И тем не менее нормальная, даже счастливая семейная жизнь оказывается не для «я» героя мета-романа (продленность сюжета в семейную жизнь, перспектива семейного благополучия, намеченная в «Защите Лужина» как возможный вариант судьбы, не свойственны метароману в целом). И дело, конечно, не втом, что Она разочаровалась (он преспокойно заснул и прохрапел всю брачную ночь — опять-таки стандартное поведение гения, фатально делающего не то, — детскость гения par excellence), а в том, что Лужина семейное счастье не удовлетворяло (все-таки замена рая семейным счастьем, в которое перерастает любовь, в набоковском метаромане оказывается недостаточной), а поскольку шахматы были запрещены, судьба сама навязала ему новую «партию», делая все, чтобы подтолкнуть его взяться за шахматы (эта тема ходов судьбы — одна из любимых набоковских тем («Весна в Фиальте» и многое др.) — в романе не может получиться достаточно достоверной и доказательной по причине жанра, ибо игру судьбы воспринимаешь как игру сюжета, так что Набокову нужно было ждать «Других берегов», чтобы по-настоящему прорваться к любимой теме и удовлетворить свою страсть). И тогда, протестуя против явного издевательства судьбы, Лужин кончает жизнь самоубийством.
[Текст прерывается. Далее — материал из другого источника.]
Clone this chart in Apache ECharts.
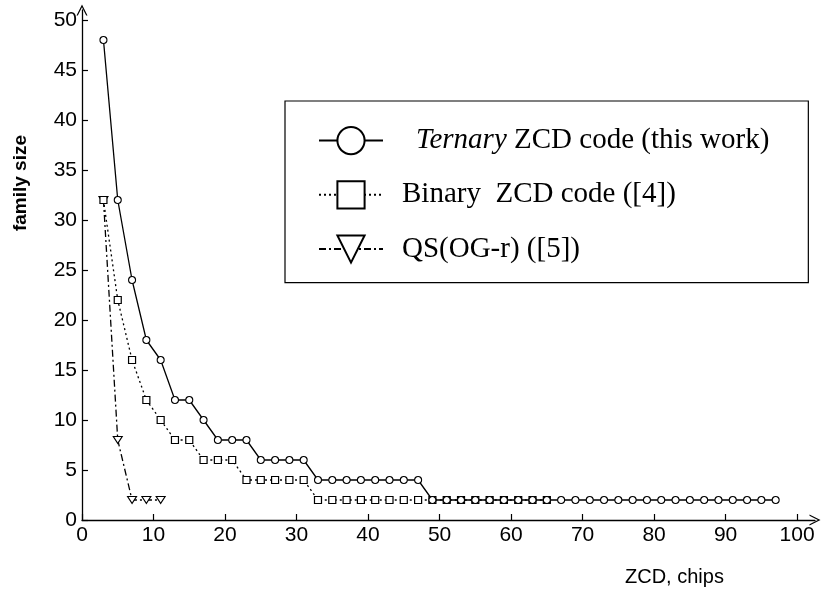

В злобных шалостях судьбы обезумевшего Лужина есть некий частный момент, уводящий от основной линии метаромана, однако ясно, что «я» его героя должно быть сильнее своей судьбы, и единственно, чем может Лужин утвердить свое «я» в момент насилия над собой, — это самоубийство.
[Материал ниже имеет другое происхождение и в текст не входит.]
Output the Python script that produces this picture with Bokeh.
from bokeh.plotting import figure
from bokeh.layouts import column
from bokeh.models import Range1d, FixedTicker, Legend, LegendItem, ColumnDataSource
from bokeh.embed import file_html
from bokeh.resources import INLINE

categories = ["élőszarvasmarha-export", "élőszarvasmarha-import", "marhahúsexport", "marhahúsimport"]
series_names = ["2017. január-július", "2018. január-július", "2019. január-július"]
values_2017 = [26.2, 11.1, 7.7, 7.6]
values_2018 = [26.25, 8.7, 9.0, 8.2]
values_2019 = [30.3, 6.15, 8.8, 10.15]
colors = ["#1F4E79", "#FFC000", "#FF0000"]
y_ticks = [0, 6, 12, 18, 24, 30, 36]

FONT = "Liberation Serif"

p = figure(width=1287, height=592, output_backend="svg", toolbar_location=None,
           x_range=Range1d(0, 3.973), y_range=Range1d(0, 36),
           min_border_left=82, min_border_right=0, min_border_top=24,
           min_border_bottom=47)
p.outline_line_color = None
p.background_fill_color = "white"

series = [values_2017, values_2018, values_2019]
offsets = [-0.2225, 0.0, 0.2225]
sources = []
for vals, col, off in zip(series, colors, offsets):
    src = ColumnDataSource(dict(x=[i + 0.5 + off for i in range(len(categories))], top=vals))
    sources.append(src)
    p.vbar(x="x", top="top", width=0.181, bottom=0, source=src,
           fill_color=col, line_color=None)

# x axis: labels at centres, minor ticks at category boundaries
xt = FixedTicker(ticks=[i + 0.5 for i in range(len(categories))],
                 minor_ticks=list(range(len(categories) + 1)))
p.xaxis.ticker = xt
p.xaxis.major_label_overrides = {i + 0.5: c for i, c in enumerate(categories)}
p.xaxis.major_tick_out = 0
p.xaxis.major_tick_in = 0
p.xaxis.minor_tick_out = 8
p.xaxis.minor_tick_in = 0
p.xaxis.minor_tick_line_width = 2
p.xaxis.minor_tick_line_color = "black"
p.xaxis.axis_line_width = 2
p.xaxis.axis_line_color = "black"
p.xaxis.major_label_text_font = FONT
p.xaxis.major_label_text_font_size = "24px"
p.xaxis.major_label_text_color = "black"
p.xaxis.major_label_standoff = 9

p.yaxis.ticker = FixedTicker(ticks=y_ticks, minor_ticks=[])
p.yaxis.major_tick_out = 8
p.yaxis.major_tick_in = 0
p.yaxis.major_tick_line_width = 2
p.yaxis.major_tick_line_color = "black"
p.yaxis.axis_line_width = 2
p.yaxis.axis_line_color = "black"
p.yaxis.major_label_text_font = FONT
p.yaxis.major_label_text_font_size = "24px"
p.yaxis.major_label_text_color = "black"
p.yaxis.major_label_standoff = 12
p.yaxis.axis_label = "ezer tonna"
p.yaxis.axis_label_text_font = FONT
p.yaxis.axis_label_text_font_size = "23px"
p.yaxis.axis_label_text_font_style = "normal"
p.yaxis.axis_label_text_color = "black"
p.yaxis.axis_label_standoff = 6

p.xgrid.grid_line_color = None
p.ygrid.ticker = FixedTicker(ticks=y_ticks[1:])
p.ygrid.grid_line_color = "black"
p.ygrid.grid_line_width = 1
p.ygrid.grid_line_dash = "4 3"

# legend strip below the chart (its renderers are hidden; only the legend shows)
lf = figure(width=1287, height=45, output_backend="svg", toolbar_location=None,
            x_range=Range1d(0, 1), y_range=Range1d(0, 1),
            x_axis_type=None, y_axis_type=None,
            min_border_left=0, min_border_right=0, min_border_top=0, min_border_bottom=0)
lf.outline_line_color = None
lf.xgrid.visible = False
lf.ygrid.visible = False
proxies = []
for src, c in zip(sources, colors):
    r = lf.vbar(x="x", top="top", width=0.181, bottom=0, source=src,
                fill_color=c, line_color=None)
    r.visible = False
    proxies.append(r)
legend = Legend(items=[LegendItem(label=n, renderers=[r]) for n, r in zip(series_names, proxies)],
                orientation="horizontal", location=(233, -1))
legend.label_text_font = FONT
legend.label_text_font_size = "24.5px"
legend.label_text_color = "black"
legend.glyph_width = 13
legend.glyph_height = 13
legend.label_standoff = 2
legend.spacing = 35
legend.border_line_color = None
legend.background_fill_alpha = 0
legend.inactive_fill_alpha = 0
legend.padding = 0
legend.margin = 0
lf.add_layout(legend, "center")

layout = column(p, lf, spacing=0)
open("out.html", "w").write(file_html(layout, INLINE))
Путь героя в «Подвиге» (1932) во многом близок пути его двойников, но здесь ослабление исключительности неоперившегося «я» значительным образом влияет на человеческую сущность героя. В этом романе мы имеем дело с новой разновидностью метароманного «я»; оно во многом куда привлекательнее своих двойников. Это роман о поисках «я» самого себя, наиболее человечный роман Набокова.